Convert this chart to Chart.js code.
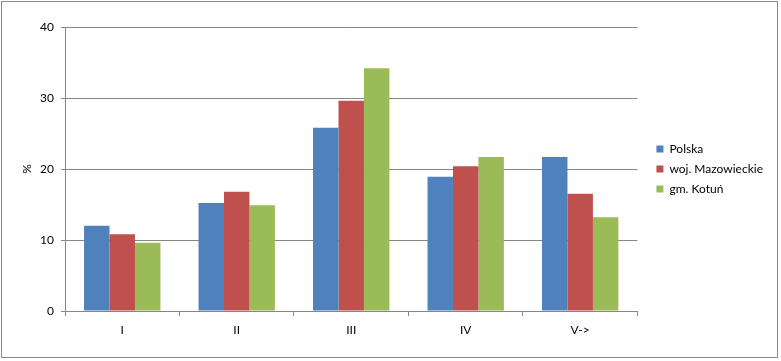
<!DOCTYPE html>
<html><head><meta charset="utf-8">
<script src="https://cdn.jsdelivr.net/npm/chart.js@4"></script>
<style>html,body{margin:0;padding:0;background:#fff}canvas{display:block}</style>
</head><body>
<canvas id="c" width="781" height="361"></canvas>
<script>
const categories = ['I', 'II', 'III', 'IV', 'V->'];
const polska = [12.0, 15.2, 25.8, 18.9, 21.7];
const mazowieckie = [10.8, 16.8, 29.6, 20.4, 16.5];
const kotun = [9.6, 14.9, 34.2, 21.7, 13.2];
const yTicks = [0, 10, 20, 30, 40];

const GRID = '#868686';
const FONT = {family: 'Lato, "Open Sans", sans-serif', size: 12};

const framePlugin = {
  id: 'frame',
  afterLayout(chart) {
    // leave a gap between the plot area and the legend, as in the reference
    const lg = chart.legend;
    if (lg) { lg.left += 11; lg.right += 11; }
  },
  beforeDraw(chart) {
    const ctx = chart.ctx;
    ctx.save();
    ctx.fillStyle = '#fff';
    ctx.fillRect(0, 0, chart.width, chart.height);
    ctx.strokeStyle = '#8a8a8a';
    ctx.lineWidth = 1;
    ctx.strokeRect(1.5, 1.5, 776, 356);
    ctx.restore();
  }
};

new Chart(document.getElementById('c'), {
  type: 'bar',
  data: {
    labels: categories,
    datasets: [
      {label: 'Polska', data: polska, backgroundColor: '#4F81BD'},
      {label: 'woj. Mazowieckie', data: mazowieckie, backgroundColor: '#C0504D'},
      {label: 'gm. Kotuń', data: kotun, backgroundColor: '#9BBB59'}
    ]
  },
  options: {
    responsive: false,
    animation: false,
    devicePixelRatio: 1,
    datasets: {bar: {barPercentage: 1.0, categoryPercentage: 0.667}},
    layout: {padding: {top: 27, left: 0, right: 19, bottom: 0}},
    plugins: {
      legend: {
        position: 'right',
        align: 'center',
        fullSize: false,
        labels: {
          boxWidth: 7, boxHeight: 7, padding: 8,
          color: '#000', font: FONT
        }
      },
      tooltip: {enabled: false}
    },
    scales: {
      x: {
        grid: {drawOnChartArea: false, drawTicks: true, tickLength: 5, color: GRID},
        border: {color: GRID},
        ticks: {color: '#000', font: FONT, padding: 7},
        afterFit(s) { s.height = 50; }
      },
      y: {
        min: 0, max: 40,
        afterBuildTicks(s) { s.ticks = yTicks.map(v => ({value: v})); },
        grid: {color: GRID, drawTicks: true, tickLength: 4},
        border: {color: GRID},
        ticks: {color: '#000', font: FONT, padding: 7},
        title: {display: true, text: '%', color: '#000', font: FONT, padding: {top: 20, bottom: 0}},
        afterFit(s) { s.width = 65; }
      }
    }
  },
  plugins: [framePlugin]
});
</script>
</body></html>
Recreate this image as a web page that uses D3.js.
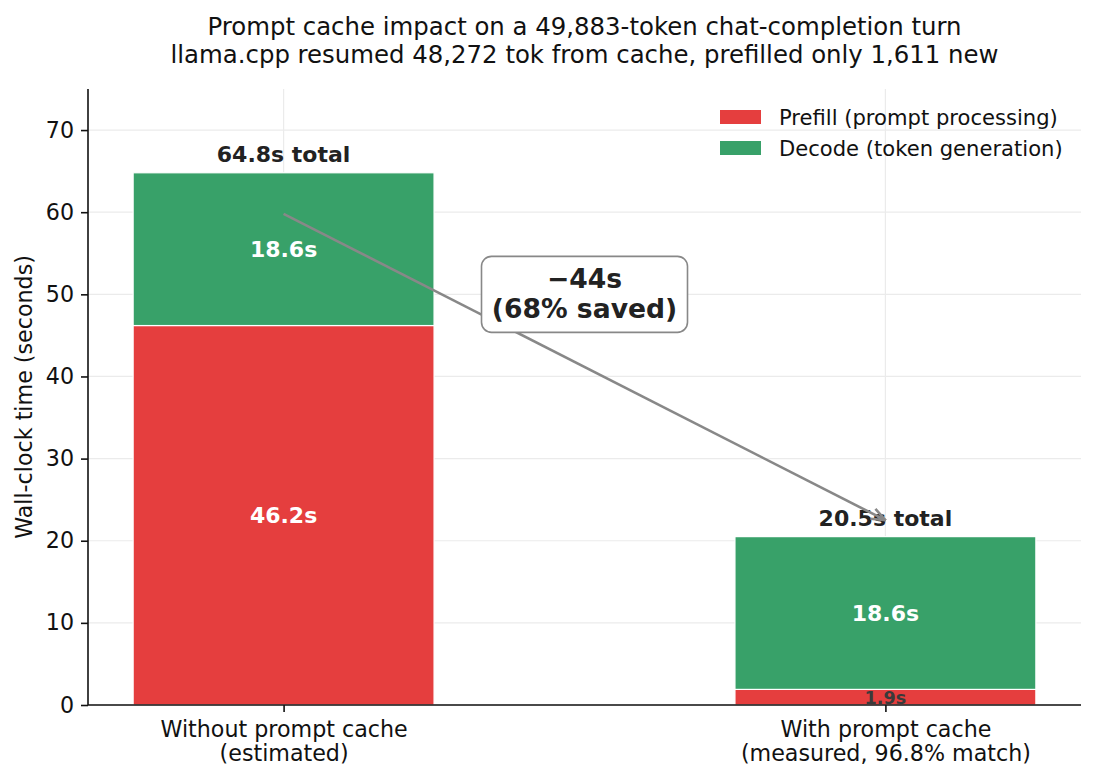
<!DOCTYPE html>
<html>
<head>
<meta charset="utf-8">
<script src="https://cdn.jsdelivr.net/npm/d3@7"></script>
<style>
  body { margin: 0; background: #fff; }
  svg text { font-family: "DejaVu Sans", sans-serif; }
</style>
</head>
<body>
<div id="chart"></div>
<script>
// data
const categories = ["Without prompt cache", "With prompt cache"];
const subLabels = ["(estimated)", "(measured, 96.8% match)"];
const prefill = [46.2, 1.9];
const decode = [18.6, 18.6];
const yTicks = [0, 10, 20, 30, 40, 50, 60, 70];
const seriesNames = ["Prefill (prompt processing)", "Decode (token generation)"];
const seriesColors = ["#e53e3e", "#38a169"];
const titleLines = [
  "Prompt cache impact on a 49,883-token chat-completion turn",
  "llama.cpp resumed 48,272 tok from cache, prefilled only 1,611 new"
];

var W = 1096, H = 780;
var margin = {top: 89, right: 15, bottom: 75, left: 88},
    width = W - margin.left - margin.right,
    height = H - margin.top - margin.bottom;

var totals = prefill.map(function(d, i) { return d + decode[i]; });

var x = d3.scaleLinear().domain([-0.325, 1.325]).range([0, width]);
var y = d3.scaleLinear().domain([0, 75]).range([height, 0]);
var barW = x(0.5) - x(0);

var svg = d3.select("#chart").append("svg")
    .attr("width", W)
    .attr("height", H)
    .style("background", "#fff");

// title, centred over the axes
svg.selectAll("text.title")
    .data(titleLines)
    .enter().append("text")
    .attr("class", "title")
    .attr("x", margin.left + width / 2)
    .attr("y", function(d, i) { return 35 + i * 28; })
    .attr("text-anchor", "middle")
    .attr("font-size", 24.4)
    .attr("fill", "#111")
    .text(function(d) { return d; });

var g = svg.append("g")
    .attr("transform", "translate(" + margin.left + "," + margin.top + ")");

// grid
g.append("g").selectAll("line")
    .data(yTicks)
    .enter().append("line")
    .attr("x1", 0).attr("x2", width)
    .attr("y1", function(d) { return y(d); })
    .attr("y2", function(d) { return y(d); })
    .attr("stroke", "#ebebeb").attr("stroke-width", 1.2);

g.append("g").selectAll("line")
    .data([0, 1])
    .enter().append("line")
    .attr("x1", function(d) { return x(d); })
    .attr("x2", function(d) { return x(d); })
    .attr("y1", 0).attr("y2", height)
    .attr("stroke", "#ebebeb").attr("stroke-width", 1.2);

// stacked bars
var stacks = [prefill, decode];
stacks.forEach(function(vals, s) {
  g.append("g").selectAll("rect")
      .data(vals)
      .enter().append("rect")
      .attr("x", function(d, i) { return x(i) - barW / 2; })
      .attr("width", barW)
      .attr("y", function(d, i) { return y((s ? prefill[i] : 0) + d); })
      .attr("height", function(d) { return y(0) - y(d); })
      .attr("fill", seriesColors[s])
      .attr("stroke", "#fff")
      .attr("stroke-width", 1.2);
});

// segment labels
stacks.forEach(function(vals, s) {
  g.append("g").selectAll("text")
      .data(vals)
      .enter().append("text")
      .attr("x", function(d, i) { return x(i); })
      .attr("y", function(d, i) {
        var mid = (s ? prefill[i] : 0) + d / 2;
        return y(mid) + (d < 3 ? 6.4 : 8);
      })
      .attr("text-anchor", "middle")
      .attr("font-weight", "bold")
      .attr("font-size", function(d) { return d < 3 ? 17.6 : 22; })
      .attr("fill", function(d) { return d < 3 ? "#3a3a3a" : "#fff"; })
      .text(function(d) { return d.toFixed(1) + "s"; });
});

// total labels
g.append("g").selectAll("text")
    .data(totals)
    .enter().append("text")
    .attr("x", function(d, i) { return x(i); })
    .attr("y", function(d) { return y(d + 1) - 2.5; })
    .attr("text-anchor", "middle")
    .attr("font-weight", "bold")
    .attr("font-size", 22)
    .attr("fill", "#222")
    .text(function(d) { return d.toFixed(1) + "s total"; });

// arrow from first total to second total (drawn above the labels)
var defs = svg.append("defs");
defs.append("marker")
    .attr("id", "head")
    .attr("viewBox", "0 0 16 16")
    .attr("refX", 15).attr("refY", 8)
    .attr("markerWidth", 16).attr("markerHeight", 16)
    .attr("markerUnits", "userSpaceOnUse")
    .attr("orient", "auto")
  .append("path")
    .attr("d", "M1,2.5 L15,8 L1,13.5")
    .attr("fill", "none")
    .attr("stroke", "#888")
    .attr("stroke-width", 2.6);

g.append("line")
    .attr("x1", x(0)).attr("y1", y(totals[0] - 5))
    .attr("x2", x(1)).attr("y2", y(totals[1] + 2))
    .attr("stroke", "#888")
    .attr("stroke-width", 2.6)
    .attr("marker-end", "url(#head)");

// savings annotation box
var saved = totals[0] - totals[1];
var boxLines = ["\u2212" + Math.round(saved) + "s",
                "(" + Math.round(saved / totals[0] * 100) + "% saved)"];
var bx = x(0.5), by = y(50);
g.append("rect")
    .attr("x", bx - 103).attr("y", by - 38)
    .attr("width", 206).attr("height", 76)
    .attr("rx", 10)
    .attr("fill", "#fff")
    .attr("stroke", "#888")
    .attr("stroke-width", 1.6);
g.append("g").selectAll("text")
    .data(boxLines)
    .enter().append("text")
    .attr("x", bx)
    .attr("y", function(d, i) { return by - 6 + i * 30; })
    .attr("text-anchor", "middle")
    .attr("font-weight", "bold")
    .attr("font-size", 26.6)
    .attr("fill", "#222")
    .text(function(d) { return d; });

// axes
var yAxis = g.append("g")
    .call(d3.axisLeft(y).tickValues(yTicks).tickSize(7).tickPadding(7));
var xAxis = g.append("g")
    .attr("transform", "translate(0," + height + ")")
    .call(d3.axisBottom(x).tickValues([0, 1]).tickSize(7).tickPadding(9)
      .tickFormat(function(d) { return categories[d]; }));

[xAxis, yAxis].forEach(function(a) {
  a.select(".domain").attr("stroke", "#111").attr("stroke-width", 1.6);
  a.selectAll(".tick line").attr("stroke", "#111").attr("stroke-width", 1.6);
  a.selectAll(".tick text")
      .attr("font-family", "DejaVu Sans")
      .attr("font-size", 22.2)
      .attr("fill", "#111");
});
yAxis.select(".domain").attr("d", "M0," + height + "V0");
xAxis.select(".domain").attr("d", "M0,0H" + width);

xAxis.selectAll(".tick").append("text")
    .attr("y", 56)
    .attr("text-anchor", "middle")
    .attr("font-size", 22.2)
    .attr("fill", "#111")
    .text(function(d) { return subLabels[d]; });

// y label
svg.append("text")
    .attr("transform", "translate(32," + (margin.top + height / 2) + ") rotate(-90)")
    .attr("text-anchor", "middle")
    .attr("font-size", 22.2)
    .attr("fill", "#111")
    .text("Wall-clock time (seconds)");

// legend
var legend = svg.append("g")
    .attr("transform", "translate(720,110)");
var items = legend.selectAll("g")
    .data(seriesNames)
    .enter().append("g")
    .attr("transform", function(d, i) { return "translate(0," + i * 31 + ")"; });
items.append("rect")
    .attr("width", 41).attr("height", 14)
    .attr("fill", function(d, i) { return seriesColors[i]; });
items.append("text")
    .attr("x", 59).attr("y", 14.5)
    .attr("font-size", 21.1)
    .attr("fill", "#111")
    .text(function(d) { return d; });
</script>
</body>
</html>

→ Problem details: Word for word, repeat the lines above from the one with "Recreate this image" through the one with "var barW = x(0.5) - x(0);", and nothing beyond them. Omit the pictures.

→ Answer:
Recreate this image as a web page that uses D3.js.
<!DOCTYPE html>
<html>
<head>
<meta charset="utf-8">
<script src="https://cdn.jsdelivr.net/npm/d3@7"></script>
<style>
  body { margin: 0; background: #fff; }
  svg text { font-family: "DejaVu Sans", sans-serif; }
</style>
</head>
<body>
<div id="chart"></div>
<script>
// data
const categories = ["Without prompt cache", "With prompt cache"];
const subLabels = ["(estimated)", "(measured, 96.8% match)"];
const prefill = [46.2, 1.9];
const decode = [18.6, 18.6];
const yTicks = [0, 10, 20, 30, 40, 50, 60, 70];
const seriesNames = ["Prefill (prompt processing)", "Decode (token generation)"];
const seriesColors = ["#e53e3e", "#38a169"];
const titleLines = [
  "Prompt cache impact on a 49,883-token chat-completion turn",
  "llama.cpp resumed 48,272 tok from cache, prefilled only 1,611 new"
];

var W = 1096, H = 780;
var margin = {top: 89, right: 15, bottom: 75, left: 88},
    width = W - margin.left - margin.right,
    height = H - margin.top - margin.bottom;

var totals = prefill.map(function(d, i) { return d + decode[i]; });

var x = d3.scaleLinear().domain([-0.325, 1.325]).range([0, width]);
var y = d3.scaleLinear().domain([0, 75]).range([height, 0]);
var barW = x(0.5) - x(0);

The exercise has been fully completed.